Member of the Uttar Pradesh Legislative Assembly
- Incumbent
- Assumed office March 2022
- Constituency: Mungra Badshahpur Assembly constituency

Personal details
- Born: 1990 (age 35–36)
- Party: Samajwadi Party
- Alma mater: Bundel Khand Degree College
- Occupation: Politician

= Pankaj Patel (politician) =

Indian politician

Pankaj Patel (born 20 January 1990) is an Indian politician from Uttar Pradesh. He is a member of the Uttar Pradesh Legislative Assembly from Mungra Badshahpur Assembly constituency in Jaunpur district. He won the 2022 Uttar Pradesh Legislative Assembly election representing the Samajwadi Party.

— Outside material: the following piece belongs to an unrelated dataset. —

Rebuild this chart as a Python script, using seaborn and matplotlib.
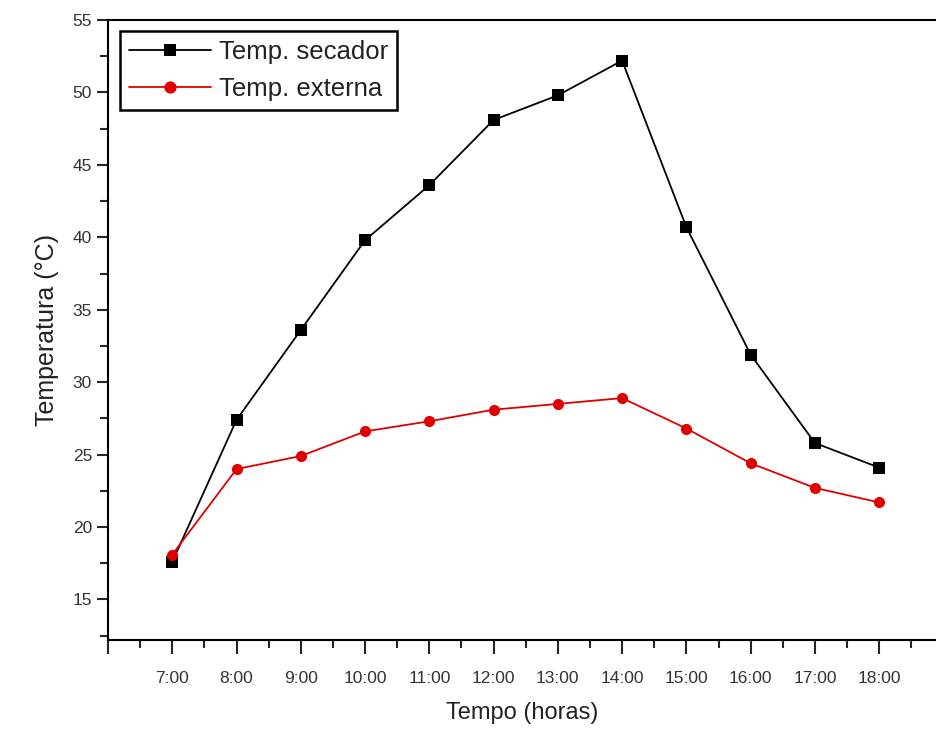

== Early life and education ==
Patel is born in Jaunpur, Jaunpur district, Uttar Pradesh. He is the son of Phool Chand Patel. He completed his LLB in 2013 at Bundel Khand Degree College, Jhansi. and got married recently

== Career ==
Patel won from the Mungra Badshahpur Assembly constituency representing the Samajwadi Party in the 2022 Uttar Pradesh Legislative Assembly election. He polled 92,048 votes and defeated his nearest rival, Ajay Dubey of Bharatiya Janata Party, by a margin of 5,230 votes.